In Ridgewood, NJ there is a man who does healing. He moves his hands around, touching your body briefly, gently, speaking numbers and levels, asking the body various questions and muscle-testing to get answers. "Think of the color black," he says, and as you do, he presses down on your arm. Your arm stays strong. "Good," he says. "Now, think of the color red," and again he presses down on your arm. Again your arm stays strong. "And now green, think of the color green," and when he presses down on your arm your failure to hold against his push is so absolute, your arm plummeting to your side, that it causes you to gasp in surprise. "Um-hm," he says, and nods knowingly.
He talks about three different bodies that we have (the physical, material body; the psychical body, the body of your emotions; and the noetical body, the body of your thoughts). For a big man, he's very gentle. His hands are gentle. He talks about the ways in which we can come out of balance, and the ease with which we can be restored to balance. His hands are hot. He smiles with his eyes. He talks about the elements our body is made up of. "This won't hurt. It's going to move like butter... See?" He talks about the fact that there is only one thing and that each individual soul is a part of this one thing and that the only reason we individual souls are embodied here is in order to self-realize. To remember the truth of our being. To know the true Self.

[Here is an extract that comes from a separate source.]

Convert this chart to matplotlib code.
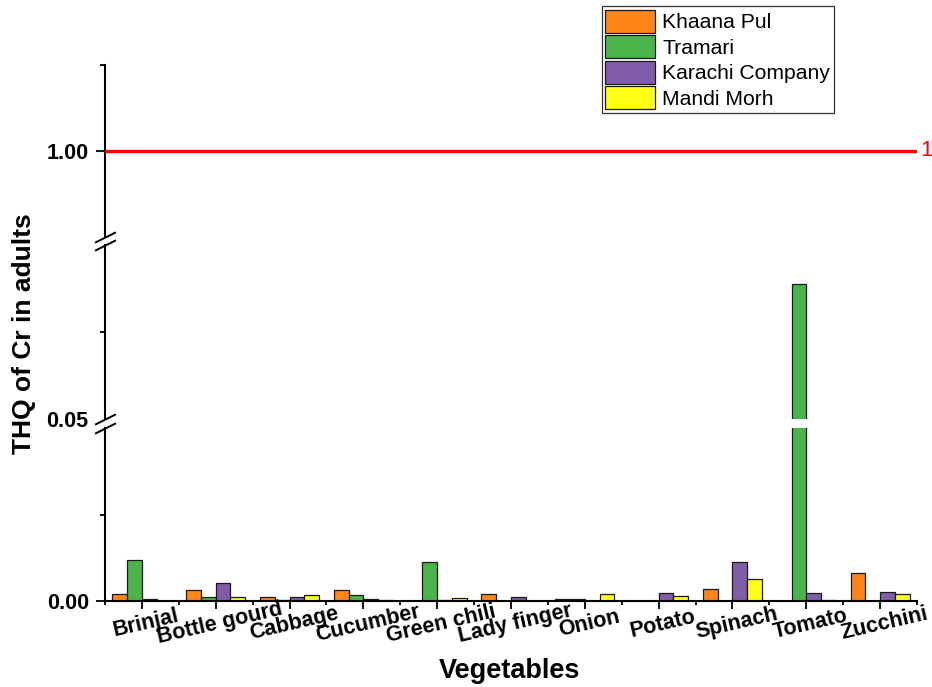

As we go through life, subject to its ebbs and flows, attracting people for a while, being attracted to others, following the natural magnetism of charm that guides us without fail in the direction of progressive change, of evolution, we meet others on the path who are looking toward the oneness from their own place in things, through paradigms that may seem foreign to us, esoteric in the extreme; yet if we look and listen from a place of non-judgment, we always can see, hear, discern a truth behind what they're saying that is familiar, a truth with which we can relate. Truth is that which never changes. The body changes moment by moment. The mind, our thoughts and feelings, always are changing. But behind all these there is the truth that is our Self. Our connection to the oneness. It doesn't really matter what lens we're looking through as we seek it. We just find the one that is clearest for us today. And today in New Jersey the lens was an adventure for me and a window into a parallel universe with a language I almost was able to understand, but not quite. And though the problem I've been having with my ear is not yet fully healed, as I think of it tonight, I am not disappointed. Rather, I find myself smiling. How cool is that?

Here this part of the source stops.